Se a papisa Thatcher começou uma reformulação do credo em 1980 com privatizações, reformas financeiras e combate ferrenho aos sindicatos, a expansão capitalista para o mundo periférico fez sua parte entre os pobres: conseguiu domesticar nações de infiéis e os colocou no caminho sagrado das leis do mercado. Sem a mundial aceitação dos preceitos bíblicos dos teólogos do monetarismo e seus evangelistas como Lehman Brothers, JPMorgan, AIG e Goldman Sachs e tantos outros apóstolos esses mesmos preceitos não poderiam ter se tornado dogmas tão sólidos e cativantes. Mas basta um país questionar para que o credo possa perder fieis e cifras, por isso torna-se tão perigosa nossa vizinha bruxa, com sua capacidade de seduzir para limitar o ímpeto dos lucros financeiros e royalties. Mau exemplo.

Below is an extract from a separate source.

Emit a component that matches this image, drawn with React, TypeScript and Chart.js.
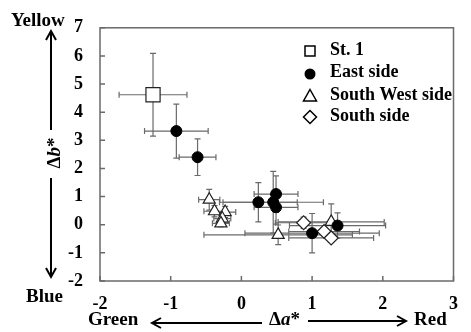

Agora, Cristina em sua atitude de herege passara pelo rigoroso julgamento da inquisição acusada de bruxaria contra o mercado; tal qual mulheres que padeciam na fogueira na idade média. Seu maior erro: ela colocou o Estado à frente do mercado – pecado capital do mundo econômico. Pior, ao estatizar a YPF fez o que todos temem, questionou o poder da propriedade privada – encarnação sacramentada da religião mercantil ao qual devemos adorar. Todos os fiéis devem reagir, desviar o dinheiro daquele país, escandalizar-se, polemizar, acusar sua culpa...

Pois eu nunca vi na história tanta gente apedrejar uma presidenta travestida de bruxa enquanto ajoelham-se aos símbolos sagrados do capitalismo.